Francesco Cito (intervista su NikonSchool "Sguardi")non ha in Italia la notorietà che si merita. Credo si possa definire un "cervello in fuga". Ha dovuto cominciare all'estero perchè qui nessuno se lo filava, poi quando è arrivato alle nostre redazioni, lavorava perché "è quello che pubblica su Life". Credo sia stato il primo reporter ad entrare in Afghanistan (qui un'altra bella intervista su FOTOUP) allo scoppio della guerra con la Russia, si fece 1200 chilometri a piedi con i mujahidin.
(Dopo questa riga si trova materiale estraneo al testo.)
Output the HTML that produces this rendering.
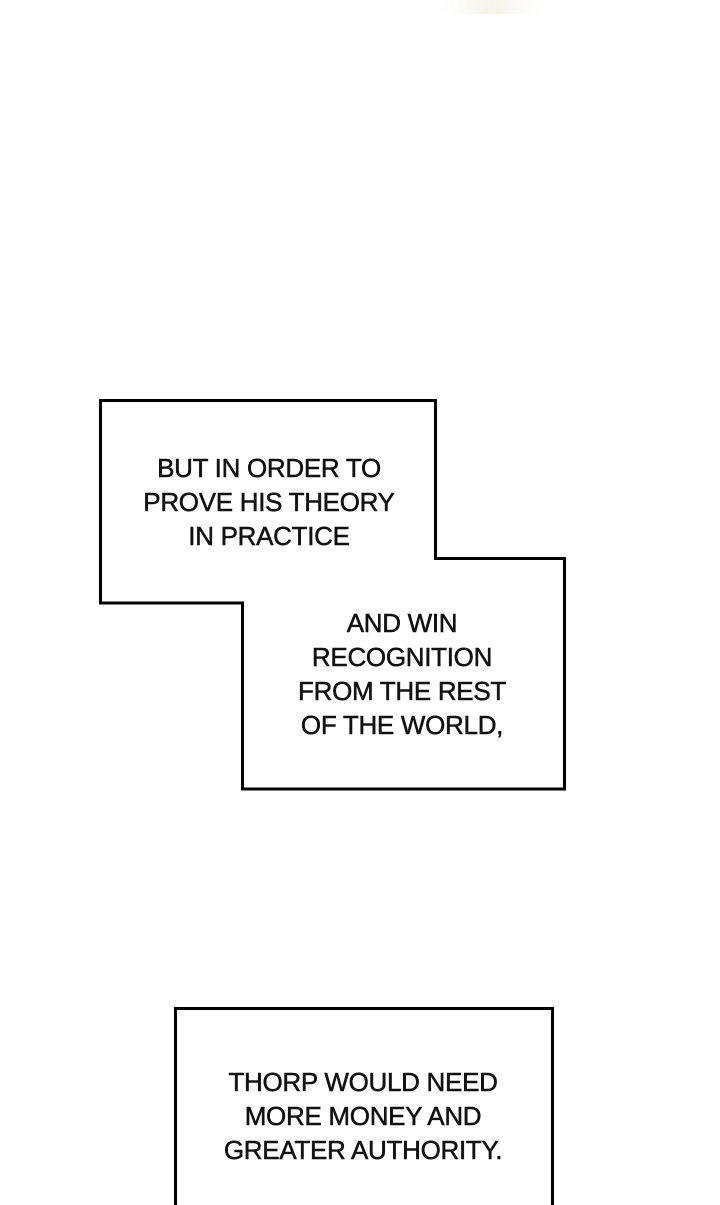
<html><head><style>
body{margin:0;width:720px;height:1205px;background:#fff;overflow:hidden;position:relative;font-family:"Liberation Sans",sans-serif}
.t{position:absolute;text-align:center;font-size:26px;line-height:34px;color:#111;letter-spacing:-0.3px;-webkit-text-stroke:0.5px #111}
</style></head><body>
<div style="position:absolute;left:440px;top:0;width:105px;height:14px;background:linear-gradient(90deg,#fff,#f6f3ea,#fff)"></div>
<svg width="720" height="1205" style="position:absolute;left:0;top:0">
<polygon points="100.5,400.5 435.5,400.5 435.5,558.5 564.5,558.5 564.5,789 242.5,789 242.5,603 100.5,603" fill="#fff" stroke="#000" stroke-width="3"/>
<rect x="175.5" y="1008.5" width="377" height="210" fill="#fff" stroke="#000" stroke-width="3"/>
</svg>
<div class="t" style="left:119px;width:300px;top:451px">BUT IN ORDER TO<br>PROVE HIS THEORY<br>IN PRACTICE</div>
<div class="t" style="left:252px;width:300px;top:606px">AND WIN<br>RECOGNITION<br>FROM THE REST<br>OF THE WORLD,</div>
<div class="t" style="left:213px;width:300px;top:1065px">THORP WOULD NEED<br>MORE MONEY AND<br>GREATER AUTHORITY.</div>
</body></html>
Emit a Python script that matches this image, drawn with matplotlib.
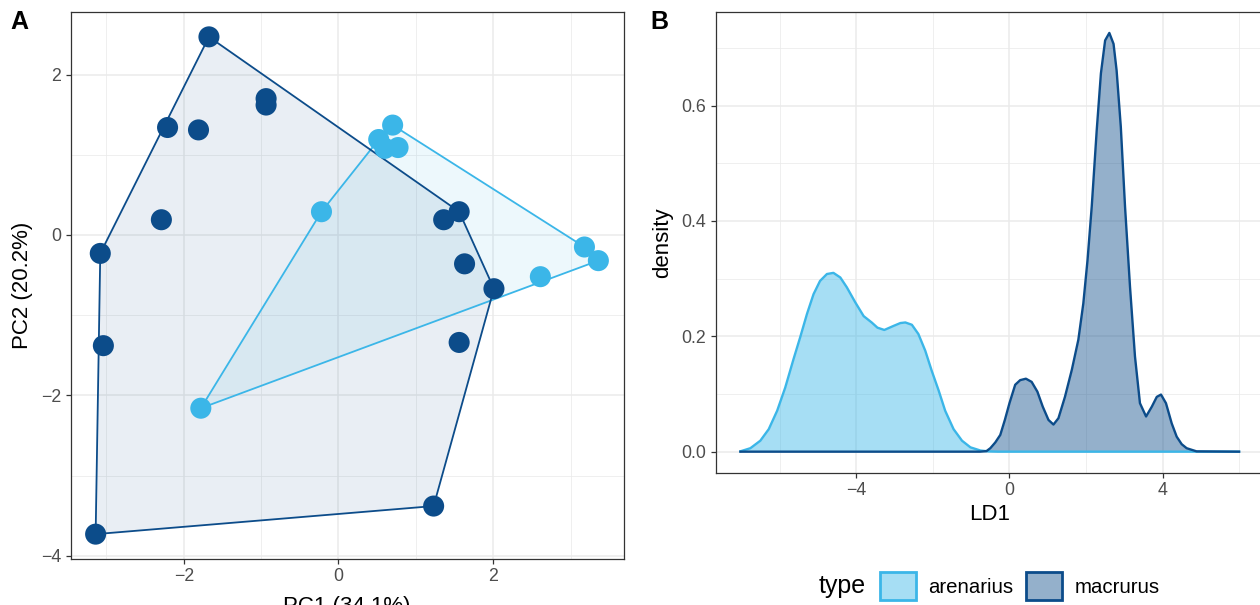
import matplotlib.pyplot as plt
import numpy as np
from matplotlib.patches import Patch, Polygon

plt.rcParams['font.family'] = ['Liberation Sans', 'DejaVu Sans']

# PCA scores
mac_pc1 = [-1.675, -0.936, -0.936, -2.21, -1.81, -2.29, -3.08, -3.04, -3.14, 1.23, 2.01, 1.63, 1.56, 1.36, 1.56]
mac_pc2 = [2.47, 1.70, 1.62, 1.34, 1.31, 0.19, -0.23, -1.38, -3.73, -3.38, -0.67, -0.36, 0.29, 0.19, -1.34]
are_pc1 = [0.70, 0.52, 0.60, 0.77, -0.22, -1.78, 2.61, 3.18, 3.36]
are_pc2 = [1.37, 1.19, 1.08, 1.09, 0.29, -2.16, -0.52, -0.15, -0.32]

# LD1 density curves
are_ld = [-7.03, -6.77, -6.51, -6.29, -6.07, -5.86, -5.64, -5.47, -5.29, -5.12, -4.95, -4.77, -4.60, -4.42,
          -4.25, -4.03, -3.81, -3.60, -3.45, -3.27, -3.03, -2.85, -2.72, -2.55, -2.38, -2.20, -2.03, -1.85,
          -1.68, -1.46, -1.24, -1.02, -0.76, -0.55, -0.30, 0.0, 6.0]
are_dens = [0.0006, 0.006, 0.019, 0.039, 0.071, 0.111, 0.161, 0.198, 0.239, 0.273, 0.296, 0.308, 0.310, 0.302,
            0.285, 0.259, 0.235, 0.224, 0.215, 0.211, 0.218, 0.223, 0.224, 0.220, 0.204, 0.175, 0.140, 0.106,
            0.071, 0.039, 0.019, 0.0075, 0.002, 0.0005, 0.0, 0.0, 0.0]
mac_ld = [-7.03, -0.77, -0.60, -0.50, -0.37, -0.24, -0.12, 0.0, 0.15, 0.28, 0.43, 0.58, 0.73, 0.87, 1.02, 1.15,
          1.28, 1.45, 1.63, 1.80, 1.93, 2.04, 2.15, 2.28, 2.39, 2.50, 2.61, 2.72, 2.80, 2.91, 3.02, 3.15, 3.28,
          3.41, 3.57, 3.72, 3.85, 3.96, 4.09, 4.24, 4.37, 4.50, 4.63, 4.89, 6.0]
mac_dens = [0.0, 0.0, 0.001, 0.006, 0.016, 0.029, 0.055, 0.084, 0.116, 0.124, 0.1265, 0.121, 0.104, 0.078, 0.055,
            0.047, 0.058, 0.095, 0.142, 0.194, 0.257, 0.332, 0.425, 0.557, 0.656, 0.713, 0.726, 0.707, 0.661, 0.563,
            0.425, 0.286, 0.165, 0.084, 0.061, 0.078, 0.095, 0.099, 0.084, 0.049, 0.026, 0.013, 0.006, 0.0005, 0.0]

light = '#3BB6E8'
dark = '#0C4C8A'
grid_c = '#EBEBEB'


def hull(xs, ys):
    pts = sorted(set(zip(xs, ys)))
    def cross(o, a, b):
        return (a[0]-o[0])*(b[1]-o[1]) - (a[1]-o[1])*(b[0]-o[0])
    lo, up = [], []
    for p in pts:
        while len(lo) >= 2 and cross(lo[-2], lo[-1], p) <= 0:
            lo.pop()
        lo.append(p)
    for p in reversed(pts):
        while len(up) >= 2 and cross(up[-2], up[-1], p) <= 0:
            up.pop()
        up.append(p)
    return lo[:-1] + up[:-1]


def style(ax):
    for s in ax.spines.values():
        s.set_color('#333333')
        s.set_linewidth(0.9)
    ax.tick_params(colors='#333333', labelcolor='#4D4D4D', labelsize=12.8, length=3.5, width=0.9, pad=3)
    ax.tick_params(which='minor', length=0)
    ax.grid(True, which='major', color=grid_c, lw=1.1, zorder=0)
    ax.grid(True, which='minor', color=grid_c, lw=0.55, zorder=0)
    ax.set_axisbelow(True)


def expand(lo, hi):
    d = (hi - lo) * 0.05
    return lo - d, hi + d


W, H = 1260, 605
fig = plt.figure(figsize=(12.6, 6.05), dpi=100)

# panel A
axA = fig.add_axes([70.5/W, 1-559/H, 553/W, 547/H])
for xs, ys, c, a in [(are_pc1, are_pc2, light, 0.09), (mac_pc1, mac_pc2, dark, 0.09)]:
    h = hull(xs, ys)
    axA.add_patch(Polygon(h, closed=True, facecolor=c, alpha=a, edgecolor='none', zorder=2))
    axA.add_patch(Polygon(h, closed=True, facecolor='none', edgecolor=c, lw=1.3, zorder=3))
axA.scatter(mac_pc1, mac_pc2, s=230, color=dark, edgecolors='none', zorder=4)
axA.scatter(are_pc1, are_pc2, s=230, color=light, edgecolors='none', zorder=5)
allx = mac_pc1 + are_pc1
ally = mac_pc2 + are_pc2
axA.set_xlim(*expand(min(allx), max(allx)))
axA.set_ylim(*expand(min(ally), max(ally)))
axA.set_xticks([-2, 0, 2])
axA.set_xticks([-3, -1, 1, 3], minor=True)
axA.set_yticks([-4, -2, 0, 2])
axA.set_yticks([-3, -1, 1], minor=True)
style(axA)
axA.set_xlabel('PC1 (34.1%)', fontsize=16, labelpad=8)
axA.set_ylabel('PC2 (20.2%)', fontsize=16, labelpad=6)

# panel B
axB = fig.add_axes([715.5/W, 1-472.6/H, 548.5/W, 460.6/H])
axB.fill_between(are_ld, are_dens, 0, color=light, alpha=0.45, lw=0, zorder=2)
axB.fill_between(mac_ld, mac_dens, 0, color=dark, alpha=0.44, lw=0, zorder=2)
axB.plot(are_ld, are_dens, color=light, lw=1.7, zorder=3, solid_joinstyle='round')
axB.plot(mac_ld, mac_dens, color=dark, lw=1.7, zorder=3, solid_joinstyle='round')
allld = are_ld + mac_ld
axB.set_xlim(*expand(min(allld), max(allld)))
axB.set_ylim(*expand(0, max(are_dens + mac_dens)))
axB.set_xticks([-4, 0, 4])
axB.set_xticks([-6, -2, 2, 6], minor=True)
axB.set_yticks([0.0, 0.2, 0.4, 0.6])
axB.set_yticklabels(['0.0', '0.2', '0.4', '0.6'])
axB.set_yticks([0.1, 0.3, 0.5, 0.7], minor=True)
style(axB)
axB.set_xlabel('LD1', fontsize=16, labelpad=4)
axB.set_ylabel('density', fontsize=16, labelpad=6)

fig.text(10/W, 1-22/H, 'A', fontsize=18, fontweight='bold', va='center', ha='left')
fig.text(650/W, 1-22/H, 'B', fontsize=18, fontweight='bold', va='center', ha='left')

# legend
fig.text(819/W, 1-586/H, 'type', fontsize=18, va='center', ha='left')
handles = [Patch(facecolor=(0.231, 0.714, 0.91, 0.45), edgecolor=light, lw=2.0),
           Patch(facecolor=(0.047, 0.298, 0.541, 0.44), edgecolor=dark, lw=2.0)]
fig.legend(handles, ['arenarius', 'macrurus'], loc='center left', bbox_to_anchor=(880/W, 1-586/H),
           ncol=2, frameon=False, fontsize=14.7, handlelength=1.76, handleheight=1.76,
           handletextpad=0.6, columnspacing=0.64, borderpad=0, borderaxespad=0)

fig.savefig('out.png', dpi=100)
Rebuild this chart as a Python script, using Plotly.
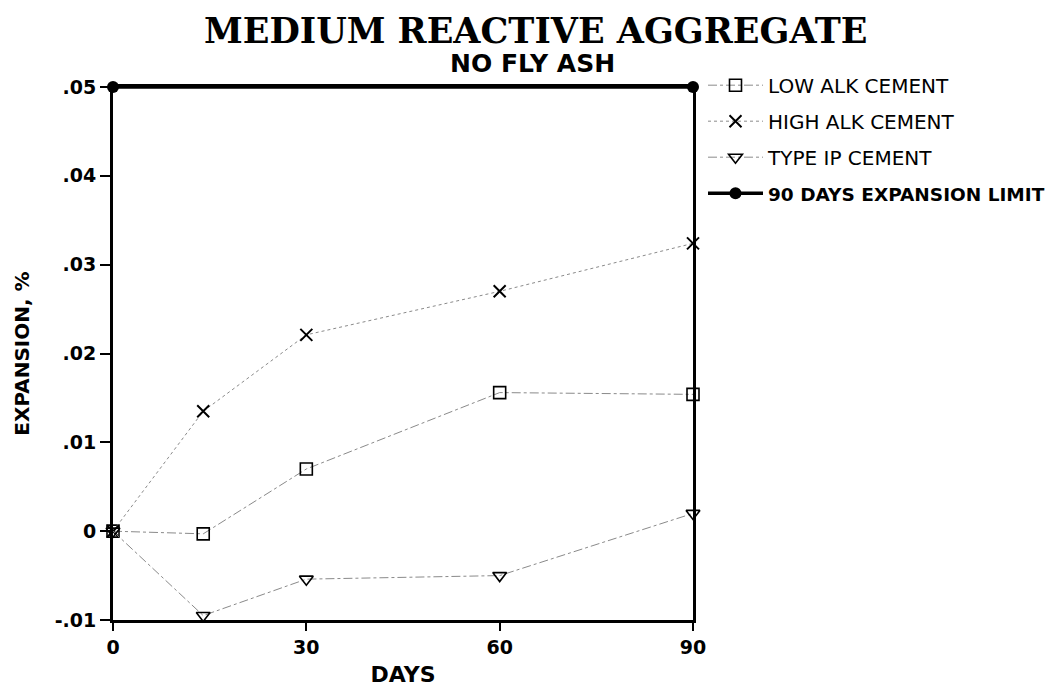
import plotly.graph_objects as go

# Test ages (days) and measured expansion (%)
days = [0, 14, 30, 60, 90]
low_alk = [0.0, -0.0003, 0.0070, 0.0156, 0.0154]
high_alk = [0.0, 0.0135, 0.0221, 0.0270, 0.0324]
type_ip = [0.0, -0.0095, -0.0054, -0.0050, 0.0020]

limit_days = [0, 90]
limit_value = [0.05, 0.05]

y_ticks = [-0.01, 0.0, 0.01, 0.02, 0.03, 0.04, 0.05]
y_tick_text = ["-.01", "0", ".01", ".02", ".03", ".04", ".05"]
x_ticks = [0, 30, 60, 90]

series_color = "#8a8a8a"
sans = "DejaVu Sans, sans-serif"

fig = go.Figure()

fig.add_trace(go.Scatter(
    x=days, y=low_alk, name="LOW ALK CEMENT", mode="lines+markers", legendgroup="a",
    line=dict(color=series_color, width=1, dash="dashdot"),
    marker=dict(symbol="square-open", size=12, color="black", line=dict(width=1.6)),
    cliponaxis=False,
))
fig.add_trace(go.Scatter(
    x=days, y=high_alk, name="HIGH ALK CEMENT", mode="lines+markers", legendgroup="b",
    line=dict(color=series_color, width=1, dash="dot"),
    marker=dict(symbol="x-thin-open", size=12, color="black", line=dict(width=2, color="black")),
    cliponaxis=False,
))
fig.add_trace(go.Scatter(
    x=days, y=type_ip, name="TYPE IP CEMENT", mode="lines+markers", legendgroup="c",
    line=dict(color=series_color, width=1, dash="dashdot"),
    marker=dict(symbol="triangle-down-open", size=12, color="black", line=dict(width=1.6)),
    cliponaxis=False,
))
fig.add_trace(go.Scatter(
    x=limit_days, y=limit_value,
    name='<b><span style="font-size:18.5px">90 DAYS EXPANSION LIMIT</span></b>',
    mode="lines+markers", legendgroup="d",
    line=dict(color="black", width=3.5),
    marker=dict(symbol="circle", size=12, color="black"),
    cliponaxis=False,
))

axis_font = dict(family=sans, size=19, color="black")

fig.update_layout(
    width=1059, height=694,
    margin=dict(l=113, r=366, t=87, b=74, autoexpand=False),
    paper_bgcolor="white", plot_bgcolor="white",
    showlegend=True,
    legend=dict(
        x=(703 - 113) / 580, y=1.04, xanchor="left", yanchor="top",
        font=dict(family=sans, size=20, color="black"),
        itemwidth=55, tracegroupgap=7, bgcolor="rgba(0,0,0,0)",
    ),
    annotations=[
        dict(text="<b>MEDIUM REACTIVE AGGREGATE</b>", xref="paper", yref="paper",
             x=(535 - 113) / 580, y=1.0, yshift=57, xanchor="center", yanchor="middle",
             showarrow=False,
             font=dict(family="DejaVu Serif, serif", size=35, color="black")),
        dict(text="<b>NO FLY ASH</b>", xref="paper", yref="paper",
             x=(532 - 113) / 580, y=1.0, yshift=24, xanchor="center", yanchor="middle",
             showarrow=False,
             font=dict(family=sans, size=25, color="black")),
    ],
)

fig.update_xaxes(
    range=[0, 90], tickvals=x_ticks, ticktext=[f"<b>{v}</b>" for v in x_ticks],
    ticks="outside", ticklen=8, tickwidth=2, tickcolor="black",
    showline=True, linewidth=3, linecolor="black", mirror=True,
    showgrid=False, zeroline=False, tickfont=axis_font,
    title=dict(text="<b>DAYS</b>", font=dict(family=sans, size=22, color="black"), standoff=10),
)
fig.update_yaxes(
    range=[-0.01, 0.05], tickvals=y_ticks, ticktext=[f"<b>{t}</b>" for t in y_tick_text],
    ticks="outside", ticklen=10, tickwidth=2, tickcolor="black",
    showline=True, linewidth=3, linecolor="black", mirror=True,
    showgrid=False, zeroline=False, tickfont=axis_font,
    title=dict(text="<b>EXPANSION, %</b>", font=dict(family=sans, size=20, color="black"), standoff=20),
)

fig.write_html("out.html")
Quando stavo lavorando con Massimo Zarucco a Trento per UNPAESEINSCALA mi vedo salire in sala di posa questo bel tipo con due Nikon al collo, barba da esploratore (non per nulla il suo mito è sempre stato Walter Bonatti!) e giubbino multitasche, il vero prototipo del fotoreporter con la faccia da film. Si guarda intorno, chiede cosa stiamo combinando, io rispondo "da collega" (mi vergogno ancora a pensarci). Continuo a pensare dove ho già visto quest'uomo. Alla fine decide di farsi fotografare come gli altri e mentre si siede mi si accende il lampo: avevo appena ammirato su una rivista il suo splendido reportage sui matrimoni a Napoli (quello che gli ha fruttato un World Press Photo, non l'unico nella sua carriera!). Lo guardo e gli dico "ma... tu sei Cito?". Alla risposta affermativa chiamo Massimo e abbiamo passato una buona mezz'ora in chiacchiere e ritratti reciproci. Anni dopo lo incontrai a Spezia durante una sua serata organizzata da Mauro Fioravanti. In quell'occasione facemmo una bella chiacchierata accompagnandolo all'albergo, mi sembrava di parlare con la storia della fotografia. Scianna lo ha definito il miglior reporter italiano.
Nel libro di Trento non gli abbiamo dedicato una paginona intera perché ci eravamo imposti di trattare tutti allo stesso modo: lui avrebbe meritato più attenzione anche solo per il suo ritratto ma ci sembrava di far una concessione ad un mito, non volevamo essere di parte. Ne sono un po' pentito.
Mi ricordo che scattò qualcosa anche lui. Magari gli giro l'articolo e faccio richiesta di scambio con il libro che non gli ho mai mandato.